Most of us have what I call a “considerable strength.” Mine is information. I know how to get, process and communicate it on deadline. That is valuable talent. But I also have my considerable weaknesses – math, paperwork, foreign languages, bookkeeping… there’s a long list. So what? I know what I am good at, and I play to my strengths.

Are you playing to your considerable strengths? If you aren’t, your work life is more stressful and less successful than it could be.

Examine what you are doing and decide whether it’s time for a change. If it isn’t going to get better, DO SOMETHING. There is a difference between diving into discomfort so you can learn new things and stubbornly trying to make a bad fit work.

Ask yourself:

  1. How do you feel when you show up for work? Are you more filled with hope and purpose or resignation and dread?
  2. Are you on track to advance? Are you being recognized and rewarded for your contributions? Is there room for you to grow in your job or are you stuck in place?
  3. How are your work relationships? Are your colleagues supporting and advancing you? Do you fit in?
  4. How do you feel on Sunday nights? Are you ready to roll into the next week, or are you anxious?
  5. Is your job fulfilling? Challenging? Purposeful? Or does it just look good on paper and/or provide a reliable paycheck? Does the prospect of doing the same thing for many years excite you or turn you off?
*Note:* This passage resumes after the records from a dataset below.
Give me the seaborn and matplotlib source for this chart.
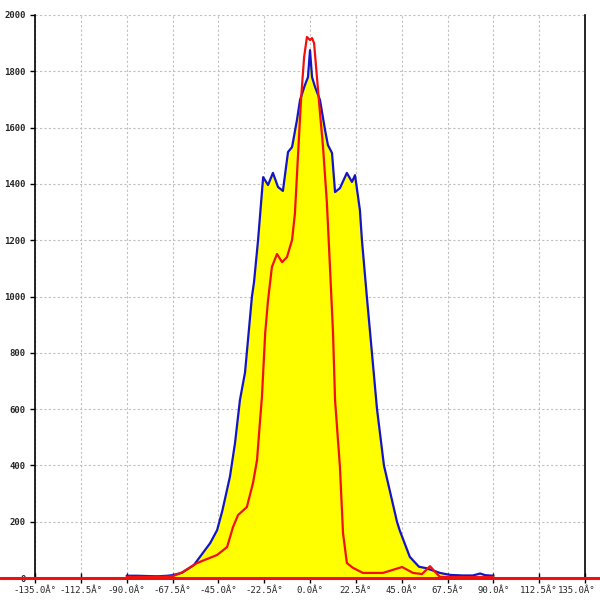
# histograma de angulos: total (amarillo/azul) y la otra serie en rojo
import matplotlib
matplotlib.use("Agg")
import matplotlib.pyplot as plt
import matplotlib.transforms as mtransforms
from matplotlib.lines import Line2D
import pandas as pd
import seaborn as sns

# datos
angulo_azul = [-90, -85, -80, -75, -70, -67.5, -64.8, -63, -57, -49, -45.6, -43,
               -39.3, -36.8, -34.4, -31.9, -28.5, -27.5, -25.5, -23, -20.6, -18.2,
               -15.7, -13.3, -10.8, -8.8, -6.4, -4.9, -2.5, -1, 0, 1, 2.5, 4.9, 7.4,
               8.8, 10.8, 12.3, 14.7, 18.1, 20.6, 22.1, 24.5, 25.5, 27.9, 30.4, 32.9,
               36.3, 42.7, 44, 49, 53.5, 57, 63.8, 68.7, 75, 80, 83.5, 86, 90]
cuenta_azul = [8, 8, 7, 6, 8, 10, 15, 18, 46, 124, 170, 240,
               360, 480, 632, 730, 1000, 1050, 1200, 1424, 1396, 1439,
               1389, 1375, 1513, 1531, 1627, 1698, 1751, 1779, 1875, 1779, 1744, 1698, 1591,
               1538, 1510, 1371, 1385, 1439, 1407, 1431, 1307, 1200, 1000, 800, 600,
               400, 200, 170, 75, 40, 35, 18, 11, 9, 9, 16, 10, 8]

angulo_rojo = [-90, -80, -70, -67.5, -62.8, -55.5, -45.6, -40.7, -37.8, -35.3, -31,
               -28, -26, -24.5, -23.6, -22, -20.6, -18.7, -16.2, -13.7, -11.3, -8.8,
               -7.4, -5.9, -4.4, -2.9, -1.5, 0, 1, 2, 3.4, 4.9, 6.4, 8.3, 9.8, 11.3,
               12.3, 14.7, 16.2, 18.1, 21.1, 26, 35.8, 45.2, 50.6, 55, 58.9, 62.3,
               63.8, 70, 80, 90]
cuenta_rojo = [4, 4, 5, 6, 20, 53, 82, 110, 181, 224, 252,
               337, 419, 561, 643, 870, 987, 1105, 1151, 1122, 1140, 1201,
               1295, 1500, 1700, 1850, 1922, 1911, 1918, 1900, 1780, 1652, 1531, 1332, 1105, 870,
               632, 394, 160, 53, 36, 18, 18, 39, 18, 14, 42, 15,
               4, 3, 3, 3]

ticks_x = [-135, -112.5, -90, -67.5, -45, -22.5, 0, 22.5, 45, 67.5, 90, 112.5, 135]
etiquetas_x = ["-135.0Â°", "-112.5Â°", "-90.0Â°", "-67.5Â°", "-45.0Â°", "-22.5Â°", "0.0Â°",
               "22.5Â°", "45.0Â°", "67.5Â°", "90.0Â°", "112.5Â°", "135.0Â°"]
ticks_y = [0, 200, 400, 600, 800, 1000, 1200, 1400, 1600, 1800, 2000]

df_azul = pd.DataFrame({"angulo": angulo_azul, "cuenta": cuenta_azul})
df_rojo = pd.DataFrame({"angulo": angulo_rojo, "cuenta": cuenta_rojo})

sns.set_style("white")
plt.rcParams["font.family"] = ["DejaVu Sans Mono", "DejaVu Sans"]

fig = plt.figure(figsize=(6, 6), dpi=100)
ax = fig.add_axes([35 / 600, 22 / 600, 550 / 600, 563 / 600])

# relleno amarillo debajo de la serie azul
ax.fill_between(df_azul["angulo"], 0, df_azul["cuenta"], color="#ffff00", lw=0, zorder=2)
sns.lineplot(data=df_azul, x="angulo", y="cuenta", color="#1414c8", lw=1.6,
             sort=False, ax=ax, zorder=3)
sns.lineplot(data=df_rojo, x="angulo", y="cuenta", color="#f01010", lw=1.6,
             sort=False, ax=ax, zorder=4)

ax.set_xlim(-135, 135)
ax.set_ylim(0, 2000)
ax.set_xticks(ticks_x)
# la ultima etiqueta se sale de la imagen, va aparte y un poco a la izquierda
ax.set_xticklabels(etiquetas_x[:-1] + [""], fontsize=6.5)
ax.annotate(etiquetas_x[-1], xy=(ticks_x[-1], 0), xycoords=("data", "axes fraction"),
            xytext=(-6, -5.75), textcoords="offset points", ha="center", va="top",
            fontsize=6.5)
ax.set_yticks(ticks_y)
ax.set_yticklabels([str(v) for v in ticks_y], fontsize=6.5, fontweight="bold")
ax.set_xlabel("")
ax.set_ylabel("")

# rejilla punteada gris
ax.grid(True, color="#c0c0c0", linestyle=(0, (2, 2)), lw=0.8, zorder=1)
ax.set_axisbelow(True)
ax.tick_params(axis="y", direction="out", length=3.6, width=1, color="black", pad=3)
ax.tick_params(axis="x", direction="inout", length=7.5, width=1, color="black", pad=2)
ax.tick_params(bottom=True, left=True)

ax.spines["top"].set_visible(False)
for lado in ["left", "right"]:
    ax.spines[lado].set_color("black")
    ax.spines[lado].set_linewidth(1.2)
ax.spines["bottom"].set_visible(False)

# la linea roja del cero cruza toda la imagen
trans = mtransforms.blended_transform_factory(fig.transFigure, ax.transData)
fig.add_artist(Line2D([0, 1], [0, 0], transform=trans, color="#f01010", lw=2.2, zorder=5))

fig.savefig("out.png", dpi=100)
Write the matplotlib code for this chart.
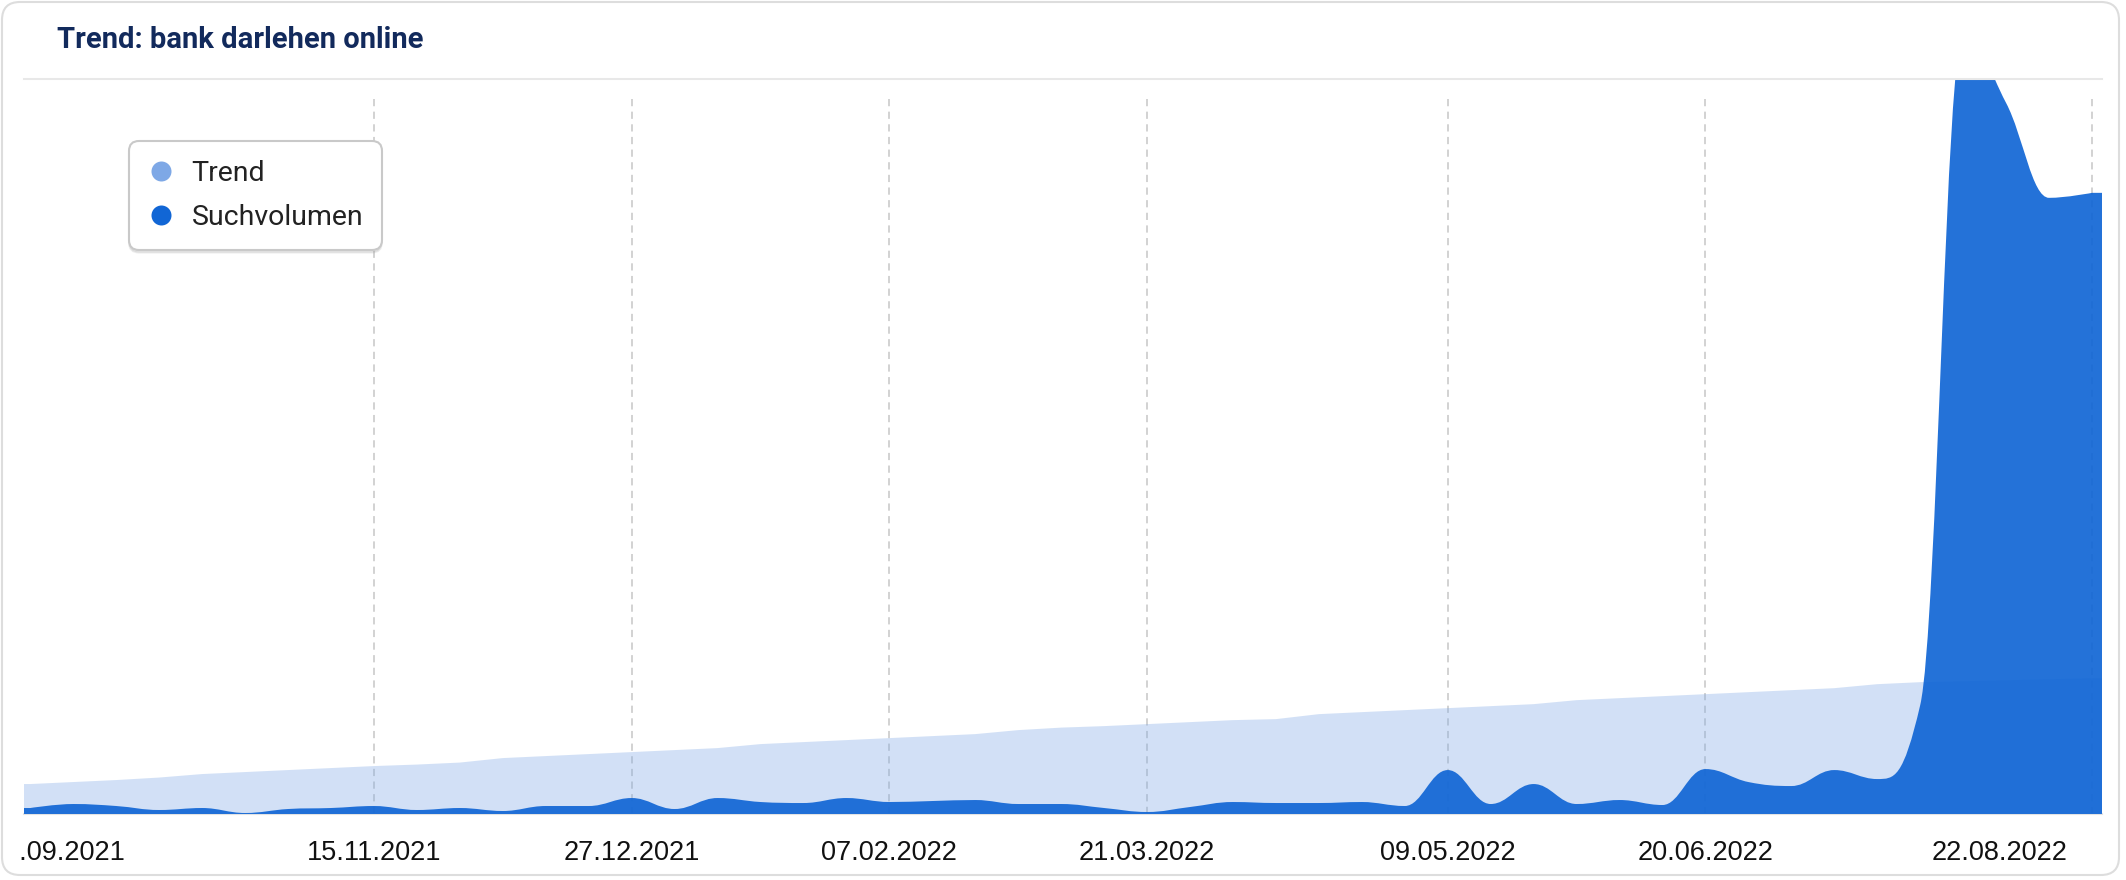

You know in your gut if you are forcing yourself to succeed at your weakness. Explore other options and take your time to find the right fit. Don’t run in and quit your job when you don’t have another one and don’t take the first thing that comes along without careful deliberation. Change is good. Risk is good. Plan your change and fortify your risk.

Few of us get to love every aspect of our work every minute of the day. You will always have to make peace with doing some things you don’t enjoy or might not be great at, but when you fight to make something work that really doesn’t, you are wasting time and wasting life. Are you willing to lose 20 years to a bad fit?